- _Task instructions_: Each line from the top of the listing through the one holding "mixErr = [0.16, 0.135, 0.1, 0.057, 0.032]" should be restated word for word, with nothing added and no pictures.

<<<<

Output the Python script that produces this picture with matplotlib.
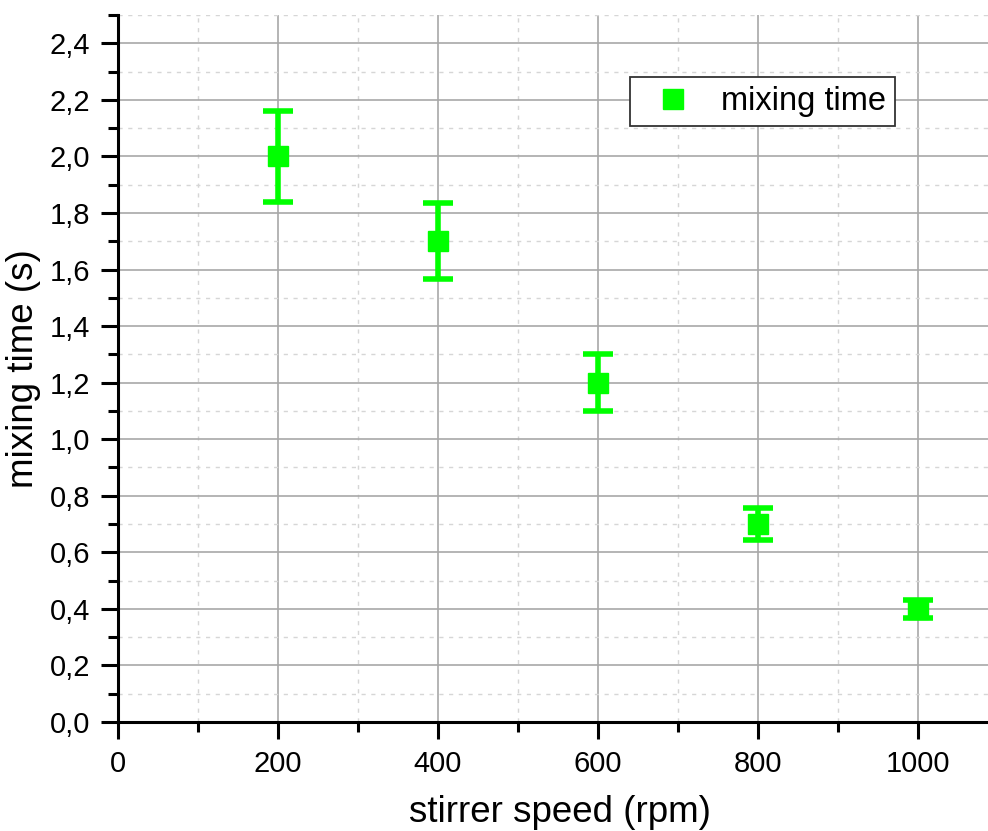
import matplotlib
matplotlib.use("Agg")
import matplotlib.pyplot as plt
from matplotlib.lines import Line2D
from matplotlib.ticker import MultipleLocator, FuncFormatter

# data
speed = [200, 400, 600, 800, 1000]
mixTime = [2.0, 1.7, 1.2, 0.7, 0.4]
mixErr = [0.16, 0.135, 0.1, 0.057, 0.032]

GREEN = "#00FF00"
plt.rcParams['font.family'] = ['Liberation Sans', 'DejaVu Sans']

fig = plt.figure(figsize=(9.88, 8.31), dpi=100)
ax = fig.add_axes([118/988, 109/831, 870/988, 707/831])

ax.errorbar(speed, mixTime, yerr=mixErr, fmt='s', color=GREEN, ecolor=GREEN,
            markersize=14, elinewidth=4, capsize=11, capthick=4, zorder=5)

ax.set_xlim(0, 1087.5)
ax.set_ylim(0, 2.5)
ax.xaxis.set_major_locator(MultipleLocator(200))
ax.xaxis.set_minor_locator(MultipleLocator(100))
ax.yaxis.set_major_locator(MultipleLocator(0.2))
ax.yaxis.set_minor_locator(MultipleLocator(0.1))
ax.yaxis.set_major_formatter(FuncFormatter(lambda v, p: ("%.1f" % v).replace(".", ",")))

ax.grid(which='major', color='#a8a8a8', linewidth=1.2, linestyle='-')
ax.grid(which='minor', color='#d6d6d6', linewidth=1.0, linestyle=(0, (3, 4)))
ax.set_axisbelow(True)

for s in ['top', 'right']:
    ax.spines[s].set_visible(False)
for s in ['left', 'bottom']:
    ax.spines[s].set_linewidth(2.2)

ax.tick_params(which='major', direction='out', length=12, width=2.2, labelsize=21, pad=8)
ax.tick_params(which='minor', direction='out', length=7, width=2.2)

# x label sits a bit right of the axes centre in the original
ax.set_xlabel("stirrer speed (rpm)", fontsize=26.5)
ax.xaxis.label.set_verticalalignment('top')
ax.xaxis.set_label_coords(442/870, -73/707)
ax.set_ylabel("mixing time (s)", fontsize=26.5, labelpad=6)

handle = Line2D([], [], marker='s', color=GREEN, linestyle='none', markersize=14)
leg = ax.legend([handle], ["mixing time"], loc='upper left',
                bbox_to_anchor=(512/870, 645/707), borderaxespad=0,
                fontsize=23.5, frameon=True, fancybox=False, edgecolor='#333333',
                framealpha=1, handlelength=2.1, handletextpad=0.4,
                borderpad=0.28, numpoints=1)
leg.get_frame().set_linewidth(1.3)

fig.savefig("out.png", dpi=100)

>>>>

- _Exercise output_:
Output the Python script that produces this picture with matplotlib.
import matplotlib
matplotlib.use("Agg")
import matplotlib.pyplot as plt
from matplotlib.lines import Line2D
from matplotlib.ticker import MultipleLocator, FuncFormatter

# data
speed = [200, 400, 600, 800, 1000]
mixTime = [2.0, 1.7, 1.2, 0.7, 0.4]
mixErr = [0.16, 0.135, 0.1, 0.057, 0.032]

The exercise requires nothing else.